Not every marriage ends because of a dramatic event in the lives of the parties. For some, time simply loosens the binds of love and support that held two people together. They may even agree that divorce is in both of their best interests and may work together peacefully to bring their marriage to an amicable end.
When the parties to a failing marriage want to end their relationship, they may elect to choose to divorce based on fault or based on the state's no-fault option. To pursue a no-fault divorce in Louisiana the parties to a marriage must live separate and apart for at least six months (without minor children involved) or a full year (with minor children involved). Once they have successfully reached six months of separation they may pursue their divorce in the courts to receive their final decree.
There are several fault grounds on which the parties to a marriage may base their claims for ending their relationship: adultery, the conviction of a felony, and sexual or physical abuse.
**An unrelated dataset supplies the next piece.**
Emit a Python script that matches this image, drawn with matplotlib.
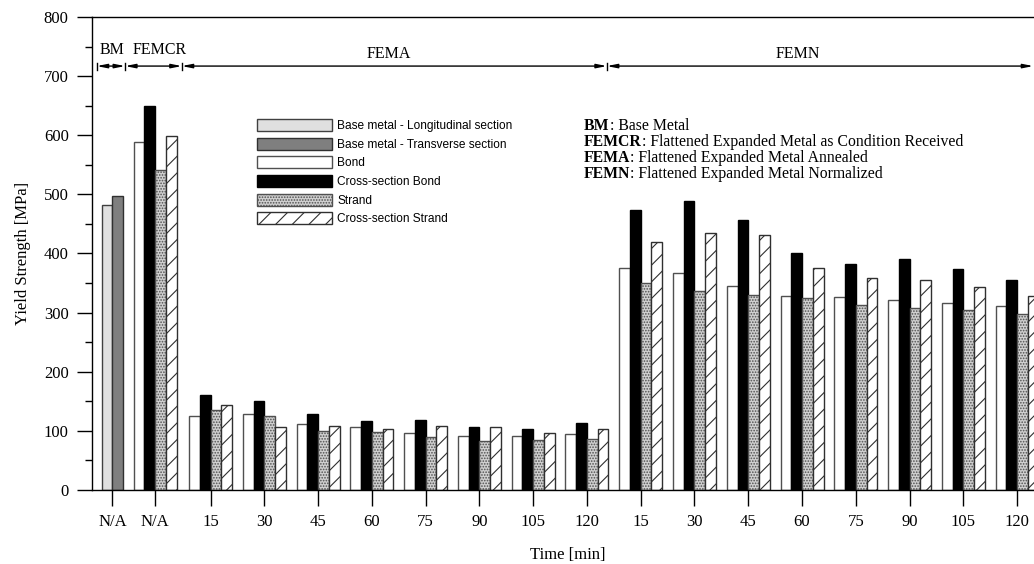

Carrying on a sexual relationship with someone outside of one's marriage or committing a serious crime may give a person's spouse the option to use fault as a way to end their marriage.
Many couples choose to use the state's no-fault option because it does not require them to drag their marital problems out in front of the courts. They can choose to work together to get out of their marriages regardless of the causes that broke down their relationships. Whether a person believes that their divorce should be based on fault or the state's no-fault option, they can benefit from discussing their divorce plans with a professional.